Research on Evolution of Flood Tidal Delta during Last 3,500 Years
This summer, a seismic survey was completed using the University of Houston Department of Earth and Atmospheric Sciences’ shallow water research vessel, R/V Mishipeshu, a pontoon boat modified for towing survey gear. The use of a pontoon boat allows surveys to be completed in shallower water than most seismic surveys and imaging of depositional environments not typically seen.
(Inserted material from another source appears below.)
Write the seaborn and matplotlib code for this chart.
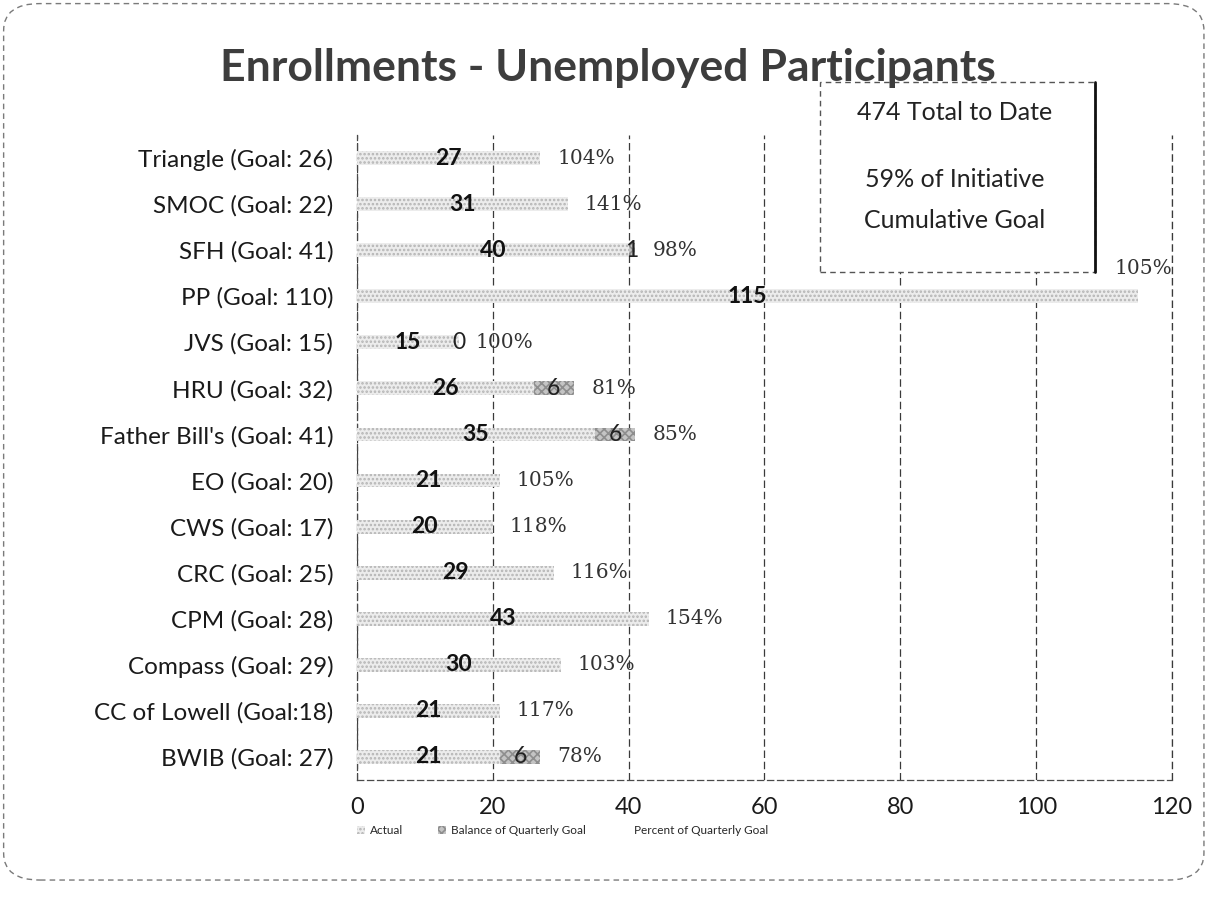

A CHIRP subbottom profiler was towed and used for collection of high-resolution seismic data. In total, 65 km of seismic data was collected. The work was part of a geology Ph.D. research project by Carolina Ramon that focused on the evolution of the San Luis pass flood tidal delta during the last 3,500 years. The San Luis Pass is a tidal inlet located on the Texas Gulf Coast, approximately 80 km south of Houston and 32 km southwest of Galveston. The pass separates Galveston and Follets Island.
The seismic survey was a great opportunity for students to actively integrate geology and geophysics studies and to acquire a set of new skills including marine survey planning, shallow water seismic acquisition, frequency variations, sediment types, marine navigation systems, subsurface structures, safety practices, equipment management, and boat driving.
The participants were graduate students and faculty from UH and undergraduates from UH and UH-Downtown (UHD), Undergraduate students included Raza Mir (UHD), Itzel Cardenas (UHD), and Magdalena Dobrijevic (UH). Graduate students participating included Ben Chang, Carolina Ramon, Matthew Sexton and Jiannan Wang. Research staff Li Chang and Dr. Julia Wellner, assistant professor, also participated. Dr. Will Sager provided the CHIRP system.
This survey is the first use of the R/V Mishipeshu for a research survey. This survey was made possible by funding from AAPG Grants-in-Aid and a grant from the Department of Earth and Atmospheric Sciences.